Using the material below, copy every line where "picture" appears.

_ _ _ _

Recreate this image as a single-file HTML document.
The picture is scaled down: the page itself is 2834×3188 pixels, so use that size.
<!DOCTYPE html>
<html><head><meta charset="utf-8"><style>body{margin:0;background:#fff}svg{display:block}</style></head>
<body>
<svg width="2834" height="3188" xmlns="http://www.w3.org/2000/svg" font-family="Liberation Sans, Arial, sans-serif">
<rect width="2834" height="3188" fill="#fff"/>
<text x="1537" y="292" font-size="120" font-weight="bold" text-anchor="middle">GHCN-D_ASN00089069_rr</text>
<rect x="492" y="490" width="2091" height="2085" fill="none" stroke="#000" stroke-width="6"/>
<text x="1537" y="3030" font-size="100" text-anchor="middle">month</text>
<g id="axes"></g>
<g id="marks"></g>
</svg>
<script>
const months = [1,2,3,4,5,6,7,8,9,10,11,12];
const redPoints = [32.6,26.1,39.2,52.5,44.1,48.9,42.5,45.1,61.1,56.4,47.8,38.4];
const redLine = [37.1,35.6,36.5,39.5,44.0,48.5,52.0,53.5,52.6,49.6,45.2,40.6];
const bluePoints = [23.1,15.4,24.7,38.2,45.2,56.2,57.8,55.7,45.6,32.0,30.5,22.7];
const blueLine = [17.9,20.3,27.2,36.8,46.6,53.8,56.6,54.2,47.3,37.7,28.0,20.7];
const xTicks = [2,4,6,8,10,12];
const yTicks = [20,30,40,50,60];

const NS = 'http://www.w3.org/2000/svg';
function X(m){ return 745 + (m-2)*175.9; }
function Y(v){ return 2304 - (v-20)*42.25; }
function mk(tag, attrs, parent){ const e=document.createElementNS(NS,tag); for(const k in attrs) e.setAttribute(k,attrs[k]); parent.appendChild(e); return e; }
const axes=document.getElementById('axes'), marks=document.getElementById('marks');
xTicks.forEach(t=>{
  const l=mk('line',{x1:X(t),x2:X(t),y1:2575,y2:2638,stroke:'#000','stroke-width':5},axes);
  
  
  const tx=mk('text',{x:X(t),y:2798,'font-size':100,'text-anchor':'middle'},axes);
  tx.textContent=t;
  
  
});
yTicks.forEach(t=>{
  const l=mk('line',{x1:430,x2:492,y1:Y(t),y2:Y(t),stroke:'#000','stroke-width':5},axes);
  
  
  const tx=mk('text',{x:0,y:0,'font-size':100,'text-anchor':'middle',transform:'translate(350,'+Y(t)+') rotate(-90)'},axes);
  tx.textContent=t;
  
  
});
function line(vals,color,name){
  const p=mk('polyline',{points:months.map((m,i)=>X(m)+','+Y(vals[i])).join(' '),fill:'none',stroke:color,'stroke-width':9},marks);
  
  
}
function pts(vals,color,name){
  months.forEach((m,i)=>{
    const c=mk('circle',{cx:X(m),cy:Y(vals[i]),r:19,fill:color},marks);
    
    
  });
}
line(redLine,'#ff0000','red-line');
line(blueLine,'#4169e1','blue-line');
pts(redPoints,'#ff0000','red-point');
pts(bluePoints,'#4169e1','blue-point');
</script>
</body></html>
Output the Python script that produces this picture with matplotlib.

_ _ _ _

- REPLY:
The picture is scaled down: the page itself is 2834×3188 pixels, so use that size.
Output the Python script that produces this picture with matplotlib.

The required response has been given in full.